Reconhecer que uma interpretação errônea dessa expressão pode induzir à manutenção da mulher em situações de subordinação, ao ponto de fazer passar, como qualidades femininas, a timidez e o ânimo encolhido, não significa que a virtude da caridade e da disponibilidade para servir, tenham que ser simplesmente liquidadas como um fragmento de escravidão. A rejeição do “serviço” coincide com efeito com a exaltação prática do egoísmo, quer dizer, com a atitude espiritual que constitui a maior ameaça à realização pessoal, tanto da mulher como do homem. É necessário, no entanto, sondar as palavras em que Maria declara ser a “serva” do Senhor em toda a sua incomparável profundidade.

O Santo Padre sublinha, sobretudo, que também Cristo se define a si mesmo como “servo” (cfr. MD, 5). Justamente no momento mais intenso da declaração de sua missão messiânica, afirma com desconcertante simplicidade: “O Filho do homem, com efeito, não veio para ser servido e sim para servir” (Mc 10, 45). Palavras que, além de manifestar a intensa união espiritual entre o Filho e a Mãe, revelam como é excelsa a dignidade de servir do homem[3].

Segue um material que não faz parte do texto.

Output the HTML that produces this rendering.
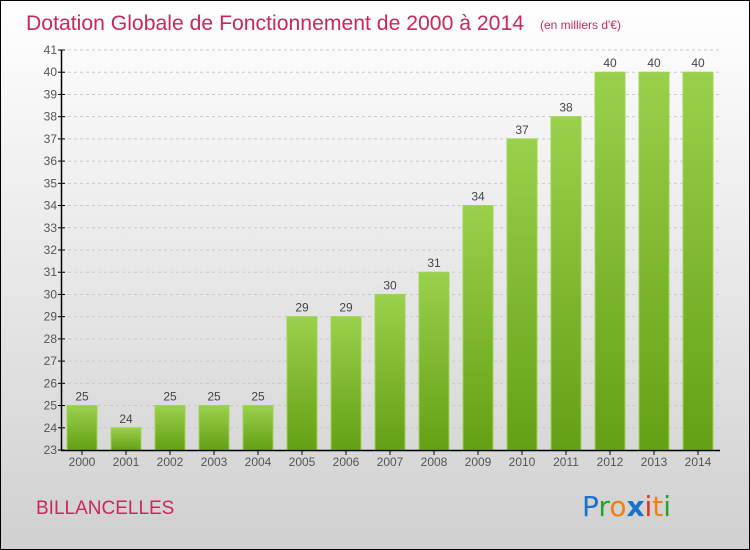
<!DOCTYPE html>
<html><head><meta charset="utf-8"><style>
body{margin:0}
svg{display:block;font-family:"Liberation Sans",sans-serif}
</style></head><body>
<svg width="750" height="550" viewBox="0 0 750 550">
<defs>
<linearGradient id="bg" x1="0" y1="0" x2="0" y2="1"><stop offset="0" stop-color="#ffffff"/><stop offset="1" stop-color="#d0d0d0"/></linearGradient>
<linearGradient id="bar" x1="0" y1="0" x2="0" y2="1"><stop offset="0" stop-color="#9bd04c"/><stop offset="1" stop-color="#64a015"/></linearGradient>
</defs>
<rect x="0.5" y="0.5" width="749" height="549" fill="url(#bg)" stroke="#000"/>
<text x="26" y="30" font-size="21" fill="#c8285a" textLength="498" lengthAdjust="spacingAndGlyphs">Dotation Globale de Fonctionnement de 2000 à 2014</text>
<text x="540" y="29" font-size="12" fill="#c8285a">(en milliers d'€)</text>
<g id="grid"></g>
<g id="bars"></g>
<g id="axes"></g>
<text x="36" y="514" font-size="19" fill="#c8285a">BILLANCELLES</text>
<g font-size="28" font-family="'DejaVu Sans',sans-serif">
<text x="582" y="516"><tspan fill="#1a73c8">P</tspan><tspan fill="#2aa02a">r</tspan><tspan fill="#f08010">o</tspan><tspan fill="#1a73c8" font-weight="bold">x</tspan><tspan fill="#e03020">i</tspan><tspan fill="#f08010">t</tspan><tspan fill="#2aa02a">i</tspan></text>
</g>
</svg>
<script>
const years=["2000","2001","2002","2003","2004","2005","2006","2007","2008","2009","2010","2011","2012","2013","2014"];
const values=[25,24,25,25,25,29,29,30,31,34,37,38,40,40,40];
const yTicks=[23,24,25,26,27,28,29,30,31,32,33,34,35,36,37,38,39,40,41];
const NS="http://www.w3.org/2000/svg";
const yMin=23,yMax=41,yTop=50,yBot=450;
function y(v){return yBot-(v-yMin)/(yMax-yMin)*(yBot-yTop);}
function xc(i){return 82+i*44;}
function mk(t,a,p){const e=document.createElementNS(NS,t);for(const k in a)e.setAttribute(k,a[k]);p.appendChild(e);return e;}
const grid=document.getElementById('grid'),bars=document.getElementById('bars'),axes=document.getElementById('axes');
yTicks.forEach(v=>{
  const l=mk('line',{x1:62,x2:720,y1:y(v),y2:y(v),stroke:'#c8c8c8','stroke-dasharray':'3,3'},grid);
  
  
  const t=mk('line',{x1:58,x2:65,y1:y(v),y2:y(v),stroke:'#000'},axes);
  
  
  const tx=mk('text',{x:57,y:y(v)+4,'text-anchor':'end','font-size':12,fill:'#555'},axes);
  tx.textContent=v;
  
  
});
values.forEach((v,i)=>{
  const r=mk('rect',{x:xc(i)-15,y:y(v),width:30,height:yBot-y(v),fill:'url(#bar)',stroke:'#9fd454','stroke-width':1},bars);
  
  
  const t=mk('text',{x:xc(i),y:y(v)-5,'text-anchor':'middle','font-size':12,fill:'#444'},bars);
  t.textContent=v;
  
  
  const tk=mk('line',{x1:xc(i),x2:xc(i),y1:yBot,y2:yBot+5,stroke:'#000'},axes);
  
  
  const xl=mk('text',{x:xc(i),y:466,'text-anchor':'middle','font-size':12,fill:'#555'},axes);
  xl.textContent=years[i];
  
  
});
const ya=mk('line',{x1:61.5,x2:61.5,y1:yTop,y2:yBot,stroke:'#000','stroke-width':1.5},axes);


const xa=mk('line',{x1:61,x2:720,y1:yBot+0.5,y2:yBot+0.5,stroke:'#000','stroke-width':1.5},axes);


</script>
</body></html>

Quem é capaz de dar-se livremente aos outros, reflete em si a imagem de Deus e realiza, portanto, a própria humanidade com singular plenitude. Isto é amplamente desenvolvido no capítulo seguinte da Mulieris dignitatem que trata da relação entre ser pessoa e o serviço.

Jutta Burggraf


[1] Cfr. Elenchus definitivus propositionum, em “La Documentation Catholique”, 21 (1987) 1088-1100.

[2] Cfr. C. HALKES, Gott hat nicht nur starke Söhne, Güttersloh 1980, p. 117.

[3] O argumento está também desenvolvido na Encíclica Redemptor hominis, 4-III-1975, n. 21.